Le deuxième élément à mettre en relief est qu'il n'y aura pas une même réponse pour toutes les situations du territoire national, mais qu'il faut inventer une solution pour chaque cas. En ce point, cela rejoint l'idée qu'il faut que les enseignants ne soient plus considérés seulement comme des «instits» ou des «profs», mais plutôt comme des artisans de l’ingénierie éducative.

Quelles sont les mesures à prendre pour remédier à ce constat ?

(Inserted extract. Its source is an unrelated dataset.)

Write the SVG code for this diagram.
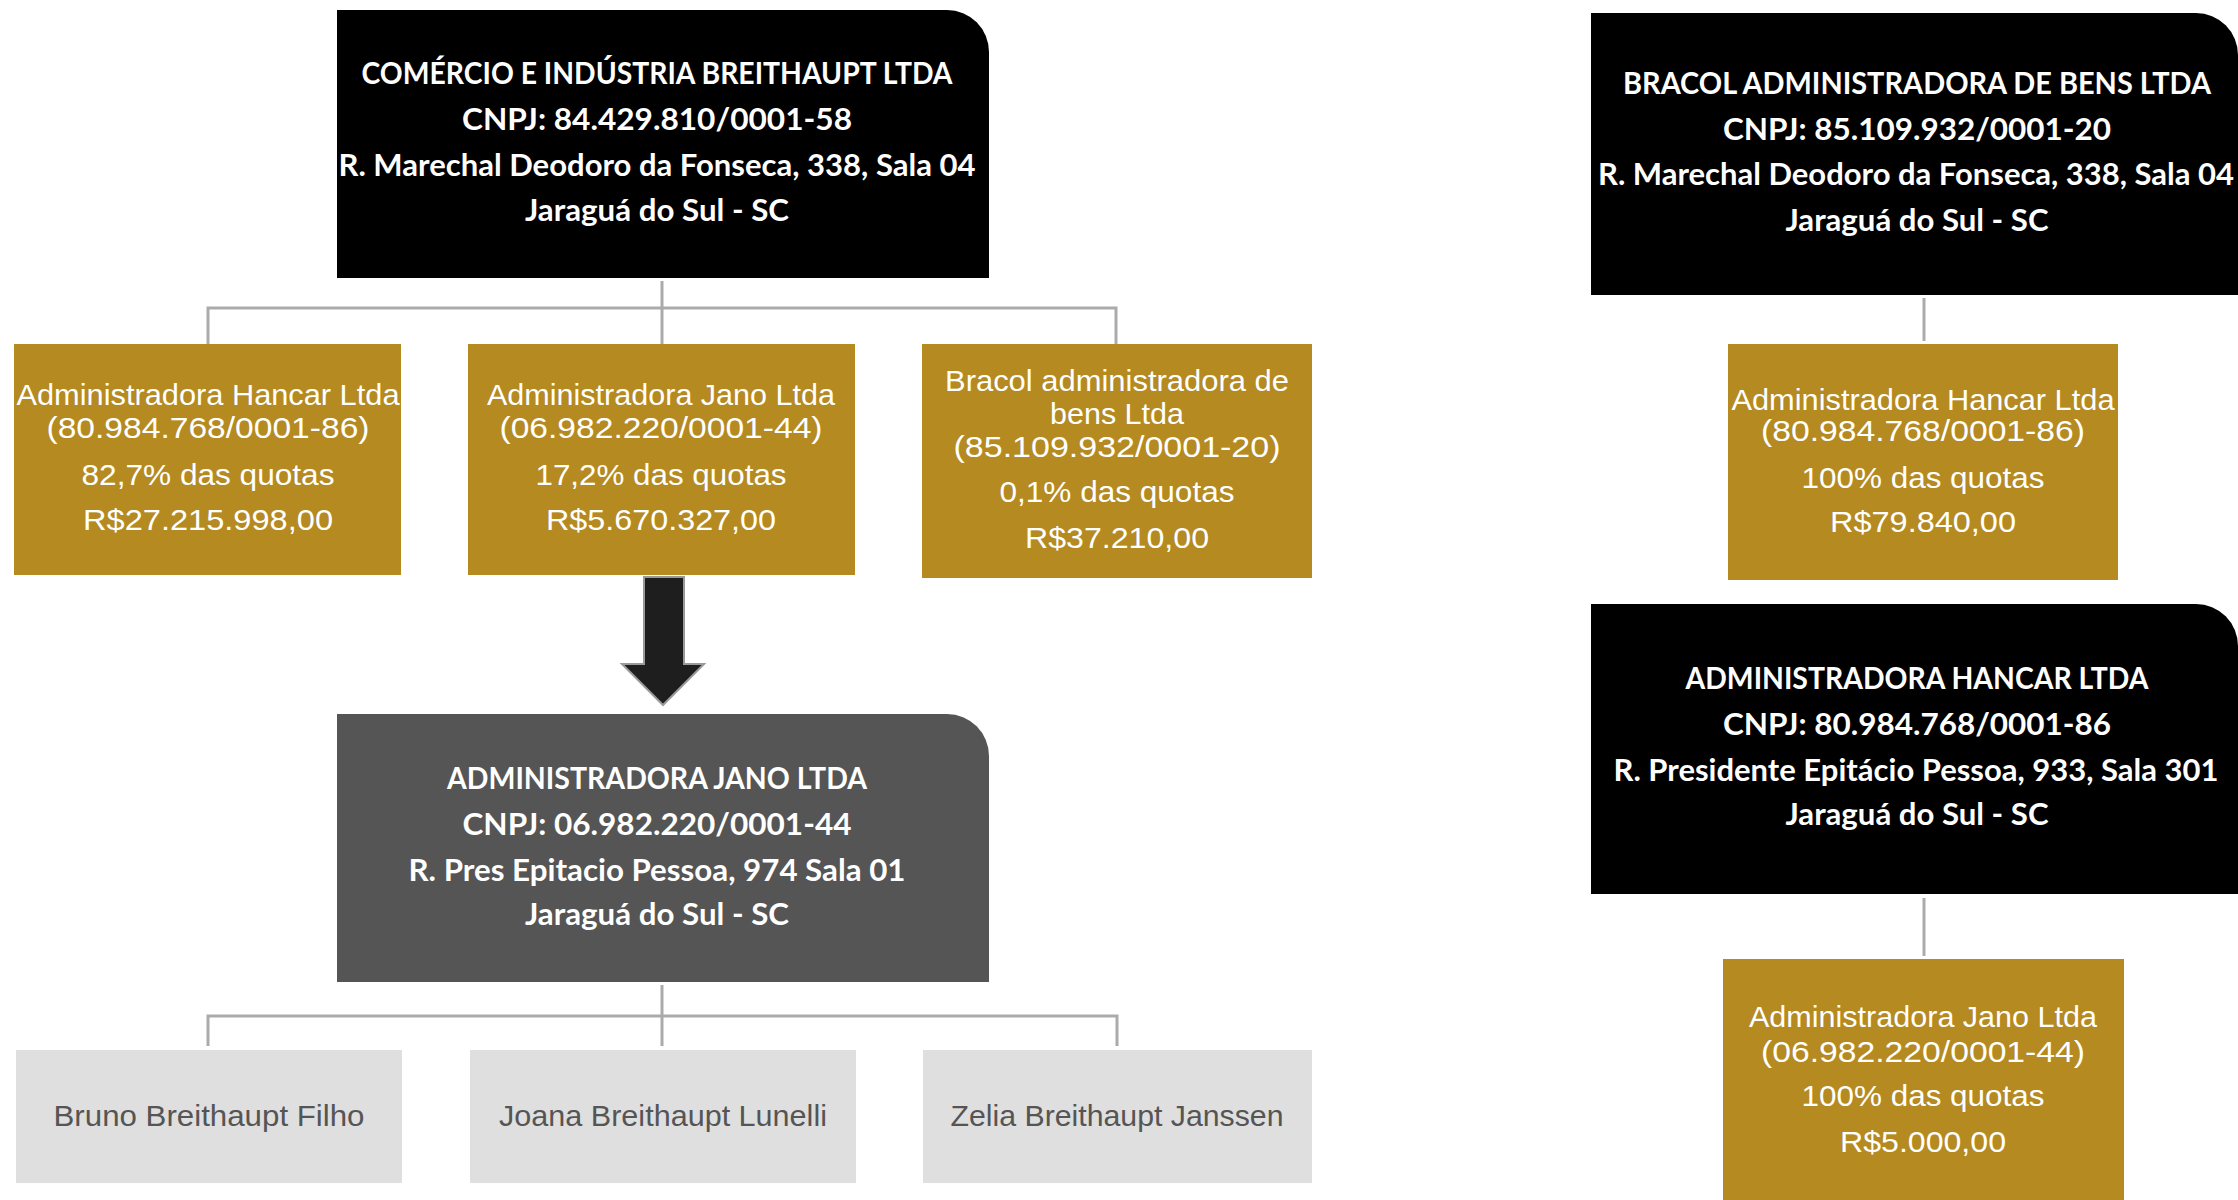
<svg xmlns="http://www.w3.org/2000/svg" width="2238" height="1200" viewBox="0 0 2238 1200">
<style>
.hdr{font-family:"Lato","Open Sans","Liberation Sans",sans-serif;font-weight:700;font-size:30px;fill:#fff;text-anchor:middle}
.gold{fill:#B48A21}
.gt{font-family:"Liberation Sans","Arial",sans-serif;font-size:30px;fill:#fff;text-anchor:middle}
.gray{fill:#DFDFDF}
.pt{font-family:"Liberation Sans","Arial",sans-serif;font-size:30px;fill:#555;text-anchor:middle}
.con{fill:none;stroke:#ABABAB;stroke-width:3}
</style>
<rect width="2238" height="1200" fill="#fff"/>
<g id="connectors">
<path class="con" d="M662 281V308M208 344V308H1116V344M662 308V344"/>
<path class="con" d="M662 985V1016M208 1046V1016H1117V1046M662 1016V1046"/>
<path class="con" d="M1924 298V341"/>
<path class="con" d="M1924 898V956"/>
<path d="M644 577H684V664H704L663 705L622 664H644Z" fill="#1E1E1E" stroke="#999" stroke-width="2"/>
</g>
<g id="node-breithaupt">
<path d="M337 10H947A42 42 0 0 1 989 52V278H337Z" fill="#000"/>
<text class="hdr" x="657" y="84" textLength="591" lengthAdjust="spacingAndGlyphs">COMÉRCIO E INDÚSTRIA BREITHAUPT LTDA</text>
<text class="hdr" x="657" y="130" textLength="390" lengthAdjust="spacingAndGlyphs">CNPJ: 84.429.810/0001-58</text>
<text class="hdr" x="657" y="176" textLength="637" lengthAdjust="spacingAndGlyphs">R. Marechal Deodoro da Fonseca, 338, Sala 04</text>
<text class="hdr" x="657" y="221" textLength="264" lengthAdjust="spacingAndGlyphs">Jaraguá do Sul - SC</text>
</g>
<g id="node-hancar1">
<rect class="gold" x="14" y="344" width="387" height="231"/>
<text class="gt" x="208" y="405" textLength="383" lengthAdjust="spacingAndGlyphs">Administradora Hancar Ltda</text>
<text class="gt" x="208" y="438" textLength="323" lengthAdjust="spacingAndGlyphs">(80.984.768/0001-86)</text>
<text class="gt" x="208" y="485" textLength="253" lengthAdjust="spacingAndGlyphs">82,7% das quotas</text>
<text class="gt" x="208" y="530" textLength="250" lengthAdjust="spacingAndGlyphs">R$27.215.998,00</text>
</g>
<g id="node-jano1">
<rect class="gold" x="468" y="344" width="387" height="231"/>
<text class="gt" x="661" y="405" textLength="348" lengthAdjust="spacingAndGlyphs">Administradora Jano Ltda</text>
<text class="gt" x="661" y="438" textLength="323" lengthAdjust="spacingAndGlyphs">(06.982.220/0001-44)</text>
<text class="gt" x="661" y="485" textLength="251" lengthAdjust="spacingAndGlyphs">17,2% das quotas</text>
<text class="gt" x="661" y="530" textLength="230" lengthAdjust="spacingAndGlyphs">R$5.670.327,00</text>
</g>
<g id="node-bracol1">
<rect class="gold" x="922" y="344" width="390" height="234"/>
<text class="gt" x="1117" y="391" textLength="344" lengthAdjust="spacingAndGlyphs">Bracol administradora de</text>
<text class="gt" x="1117" y="424" textLength="134" lengthAdjust="spacingAndGlyphs">bens Ltda</text>
<text class="gt" x="1117" y="457" textLength="327" lengthAdjust="spacingAndGlyphs">(85.109.932/0001-20)</text>
<text class="gt" x="1117" y="502" textLength="235" lengthAdjust="spacingAndGlyphs">0,1% das quotas</text>
<text class="gt" x="1117" y="548" textLength="184" lengthAdjust="spacingAndGlyphs">R$37.210,00</text>
</g>
<g id="node-jano">
<path d="M337 714H947A42 42 0 0 1 989 756V982H337Z" fill="#555"/>
<text class="hdr" x="657" y="789" textLength="420" lengthAdjust="spacingAndGlyphs">ADMINISTRADORA JANO LTDA</text>
<text class="hdr" x="657" y="835" textLength="389" lengthAdjust="spacingAndGlyphs">CNPJ: 06.982.220/0001-44</text>
<text class="hdr" x="657" y="881" textLength="497" lengthAdjust="spacingAndGlyphs">R. Pres Epitacio Pessoa, 974 Sala 01</text>
<text class="hdr" x="657" y="925" textLength="264" lengthAdjust="spacingAndGlyphs">Jaraguá do Sul - SC</text>
</g>
<g id="node-bruno">
<rect class="gray" x="16" y="1050" width="386" height="133"/>
<text class="pt" x="209" y="1126" textLength="311" lengthAdjust="spacingAndGlyphs">Bruno Breithaupt Filho</text>
</g>
<g id="node-joana">
<rect class="gray" x="470" y="1050" width="386" height="133"/>
<text class="pt" x="663" y="1126" textLength="328" lengthAdjust="spacingAndGlyphs">Joana Breithaupt Lunelli</text>
</g>
<g id="node-zelia">
<rect class="gray" x="923" y="1050" width="389" height="133"/>
<text class="pt" x="1117" y="1126" textLength="333" lengthAdjust="spacingAndGlyphs">Zelia Breithaupt Janssen</text>
</g>
<g id="node-bracol">
<path d="M1591 13H2196A42 42 0 0 1 2238 55V295H1591Z" fill="#000"/>
<text class="hdr" x="1917" y="94" textLength="588" lengthAdjust="spacingAndGlyphs">BRACOL ADMINISTRADORA DE BENS LTDA</text>
<text class="hdr" x="1917" y="140" textLength="388" lengthAdjust="spacingAndGlyphs">CNPJ: 85.109.932/0001-20</text>
<text class="hdr" x="1916" y="185" textLength="636" lengthAdjust="spacingAndGlyphs">R. Marechal Deodoro da Fonseca, 338, Sala 04</text>
<text class="hdr" x="1917" y="231" textLength="263" lengthAdjust="spacingAndGlyphs">Jaraguá do Sul - SC</text>
</g>
<g id="node-hancar2">
<rect class="gold" x="1728" y="344" width="390" height="236"/>
<text class="gt" x="1923" y="410" textLength="383" lengthAdjust="spacingAndGlyphs">Administradora Hancar Ltda</text>
<text class="gt" x="1923" y="441" textLength="324" lengthAdjust="spacingAndGlyphs">(80.984.768/0001-86)</text>
<text class="gt" x="1923" y="488" textLength="243" lengthAdjust="spacingAndGlyphs">100% das quotas</text>
<text class="gt" x="1923" y="532" textLength="186" lengthAdjust="spacingAndGlyphs">R$79.840,00</text>
</g>
<g id="node-hancar">
<path d="M1591 604H2196A42 42 0 0 1 2238 646V894H1591Z" fill="#000"/>
<text class="hdr" x="1917" y="689" textLength="463" lengthAdjust="spacingAndGlyphs">ADMINISTRADORA HANCAR LTDA</text>
<text class="hdr" x="1917" y="735" textLength="388" lengthAdjust="spacingAndGlyphs">CNPJ: 80.984.768/0001-86</text>
<text class="hdr" x="1916" y="781" textLength="605" lengthAdjust="spacingAndGlyphs">R. Presidente Epitácio Pessoa, 933, Sala 301</text>
<text class="hdr" x="1917" y="825" textLength="263" lengthAdjust="spacingAndGlyphs">Jaraguá do Sul - SC</text>
</g>
<g id="node-jano2">
<rect class="gold" x="1723" y="959" width="401" height="245"/>
<text class="gt" x="1923" y="1027" textLength="348" lengthAdjust="spacingAndGlyphs">Administradora Jano Ltda</text>
<text class="gt" x="1923" y="1062" textLength="324" lengthAdjust="spacingAndGlyphs">(06.982.220/0001-44)</text>
<text class="gt" x="1923" y="1106" textLength="243" lengthAdjust="spacingAndGlyphs">100% das quotas</text>
<text class="gt" x="1923" y="1152" textLength="166" lengthAdjust="spacingAndGlyphs">R$5.000,00</text>
</g>
</svg>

En premier lieu, il faut revoir les échéances des évaluations. Avoir une organisation semestrielle uniformisée est un atout pour le ministère et peut s'expliquer dans certains niveaux ou cycles d'enseignement, mais elle semble déconnectée et inopérante pour le suivi des apprentissages et ne me semble pas pouvoir convenir à toutes les étapes de développement de l'enfant ou du jeune. D'ailleurs, dans notre établissement, nous avons mis un système d'évaluation basé sur 3 trimestres et compatible sur les 2 semestres demandés par le ministère et cela d'avoir un suivi plus fréquent et plus qualitatif pour ne pas devenir «une usine à notes».

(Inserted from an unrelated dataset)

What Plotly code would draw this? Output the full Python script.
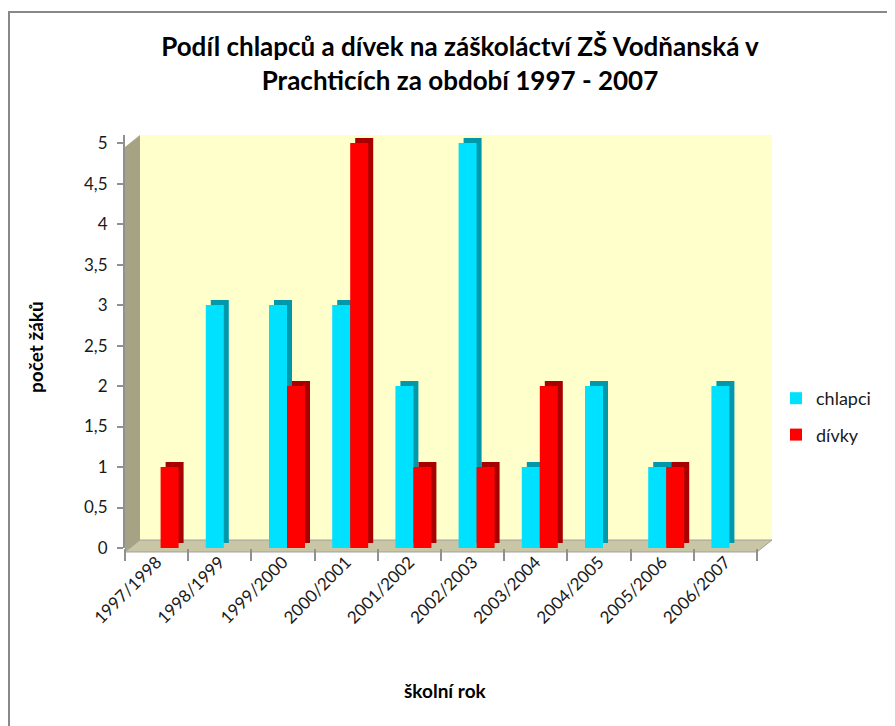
import plotly.graph_objects as go

# =========================
# DATA
# =========================

roky = [
    "1997/1998", "1998/1999", "1999/2000", "2000/2001", "2001/2002",
    "2002/2003", "2003/2004", "2004/2005", "2005/2006", "2006/2007",
]
chlapci = [0, 3, 3, 3, 2, 5, 1, 2, 1, 2]
divky = [1, 0, 2, 5, 1, 1, 2, 0, 1, 0]

y_ticks = [0, 0.5, 1, 1.5, 2, 2.5, 3, 3.5, 4, 4.5, 5]

# =========================
# GEOMETRY (pixels of the 895x726 page; the page body has an 8px margin)
# =========================

PAGE_OFF = 8
W, H = 895 - PAGE_OFF, 726 - PAGE_OFF
FONT = "Lato"


def px(x):
    return (x - PAGE_OFF) / W


def py(y):
    return 1 - (y - PAGE_OFF) / H


# front (bars) frame and back wall frame
FRONT_L, FRONT_R = 125, 757
BACK_L, BACK_R = 140, 772
TOP, BASE = 135, 548
DEPTH_Y = 8

PX_PER_UNIT = (BASE - TOP) / 5.1
SLOT = (FRONT_R - FRONT_L) / len(roky)

BAR_W = 18 / SLOT
OFF_CH = -14 / SLOT
OFF_DI = OFF_CH + BAR_W
SIDE_X = 5 / SLOT
SIDE_Y = 5 / PX_PER_UNIT

COLORS = {
    "chlapci": "#00E1FF",
    "chlapci_side": "#0098AA",
    "divky": "#FF0000",
    "divky_side": "#A80000",
}

fig = go.Figure()

# =========================
# BARS (with a darker shifted copy for the 3D side)
# =========================

for name, vals, off, face, side in [
    ("chlapci", chlapci, OFF_CH, COLORS["chlapci"], COLORS["chlapci_side"]),
    ("dívky", divky, OFF_DI, COLORS["divky"], COLORS["divky_side"]),
]:
    fig.add_trace(
        go.Bar(
            x=roky,
            y=vals,
            base=SIDE_Y,
            offset=off + SIDE_X,
            width=BAR_W,
            marker=dict(color=side, line=dict(width=0)),
            xaxis="x2",
            yaxis="y2",
            showlegend=False,
            hoverinfo="skip",
        )
    )
    fig.add_trace(
        go.Bar(
            x=roky,
            y=vals,
            offset=off,
            width=BAR_W,
            name=name,
            legendgroup=name,
            marker=dict(color=face, line=dict(width=0)),
            xaxis="x2",
            yaxis="y2",
        )
    )

# =========================
# WALLS, FLOOR, FRAME
# =========================

def poly(points):
    return "M " + " L ".join(f"{px(x):.5f},{py(y):.5f}" for x, y in points) + " Z"


shapes = [
    # back wall
    dict(type="rect", xref="paper", yref="paper",
         x0=px(BACK_L), x1=px(BACK_R), y0=py(BASE - DEPTH_Y), y1=py(TOP),
         fillcolor="#FFFFCC", line=dict(width=0), layer="below"),
    # left wall
    dict(type="path", xref="paper", yref="paper",
         path=poly([(FRONT_L, BASE + 4), (BACK_L, BASE - DEPTH_Y),
                    (BACK_L, TOP), (FRONT_L, TOP + 12)]),
         fillcolor="#A6A384", line=dict(width=0), layer="below"),
    # floor
    dict(type="path", xref="paper", yref="paper",
         path=poly([(FRONT_L, BASE + 4), (BACK_L, BASE - DEPTH_Y),
                    (BACK_R, BASE - DEPTH_Y), (FRONT_R, BASE + 4)]),
         fillcolor="#C9C6A6", line=dict(color="#A0A0A0", width=1), layer="below"),
    # outer frame
    dict(type="rect", xref="paper", yref="paper",
         x0=px(9), x1=1.2, y0=py(12), y1=-0.2,
         fillcolor="rgba(0,0,0,0)", line=dict(color="#888888", width=2),
         layer="below"),
]

fig.update_layout(
    width=W,
    height=H,
    margin=dict(l=0, r=0, t=0, b=0, autoexpand=False),
    paper_bgcolor="white",
    plot_bgcolor="rgba(0,0,0,0)",
    separators=", ",
    barmode="overlay",
    font=dict(family=FONT, size=17, color="#1A1A1A"),
    shapes=shapes,
    title=dict(
        text="<b>Podíl chlapců a dívek na záškoláctví ZŠ Vodňanská v<br>"
             "Prachticích za období 1997 - 2007</b>",
        x=px(460),
        xanchor="center",
        y=py(56),
        yanchor="top",
        font=dict(family=FONT, size=26, color="#000000"),
    ),
    # back wall grid
    xaxis=dict(
        domain=[px(BACK_L), px(BACK_R)],
        range=[0, 1],
        showgrid=False,
        showticklabels=False,
        zeroline=False,
        fixedrange=True,
    ),
    yaxis=dict(
        domain=[py(BASE), py(TOP)],
        range=[-DEPTH_Y / PX_PER_UNIT, 5.1 - DEPTH_Y / PX_PER_UNIT],
        tickvals=y_ticks,
        showticklabels=False,
        showgrid=True,
        gridcolor="#989898",
        gridwidth=2,
        zeroline=False,
    ),
    # front frame with bars
    xaxis2=dict(
        domain=[px(FRONT_L), px(FRONT_R)],
        anchor="y2",
        type="category",
        tickson="boundaries",
        ticks="outside",
        ticklen=12,
        tickcolor="#909090",
        tickwidth=2,
        tickangle=-45,
        showgrid=False,
        showline=False,
        tickfont=dict(family=FONT, size=17, color="#1A1A1A"),
    ),
    yaxis2=dict(
        domain=[py(BASE), py(TOP)],
        anchor="x2",
        range=[0, 5.1],
        tickvals=y_ticks,
        ticks="outside",
        ticklen=6,
        tickcolor="#909090",
        tickwidth=2,
        showline=True,
        linecolor="#909090",
        linewidth=2,
        showgrid=False,
        zeroline=False,
        ticklabelstandoff=6,
        tickfont=dict(family=FONT, size=17, color="#1A1A1A"),
    ),
    legend=dict(
        x=px(776),
        y=py(380),
        xanchor="left",
        yanchor="top",
        traceorder="grouped",
        tracegroupgap=10,
        font=dict(family=FONT, size=18, color="#1A1A1A"),
        bgcolor="rgba(0,0,0,0)",
    ),
    annotations=[
        dict(text="<b>počet žáků</b>", xref="paper", yref="paper",
             x=px(35), y=py(347), xanchor="center", yanchor="middle",
             showarrow=False, textangle=-90,
             font=dict(family=FONT, size=19, color="#000000")),
        dict(text="<b>školní rok</b>", xref="paper", yref="paper",
             x=px(445), y=py(690), xanchor="center", yanchor="middle",
             showarrow=False,
             font=dict(family=FONT, size=19, color="#000000")),
    ],
)

fig.write_html("out.html")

En second lieu et en conséquence, il faut se poser la question des compétences plutôt que des contenus qui seront attendus et évalués. Il y a une méthodologie du travail en équipe et de la menée de réflexion pédagogique collective qui peut et qui doit être menée. Cela pourrait se traduire par «Comment respecter la diversité en ayant les mêmes objectifs ?». Là aussi, au niveau de notre établissement, les mêmes évaluations sont menées dans toutes les classes du même niveau, ce n'est pas parce que c'est la direction qui les prépare, mais parce que les objectifs et les contenus sont préparés ensemble. Toutefois, cela prend du temps. Bref, le pilotage par l'évaluation est une piste sérieuse, car elle peut faire rapidement consensus avec tous les acteurs du système scolaire sans négliger les objectifs pédagogiques si on y inclut un grand volet de formation et d'information des acteurs.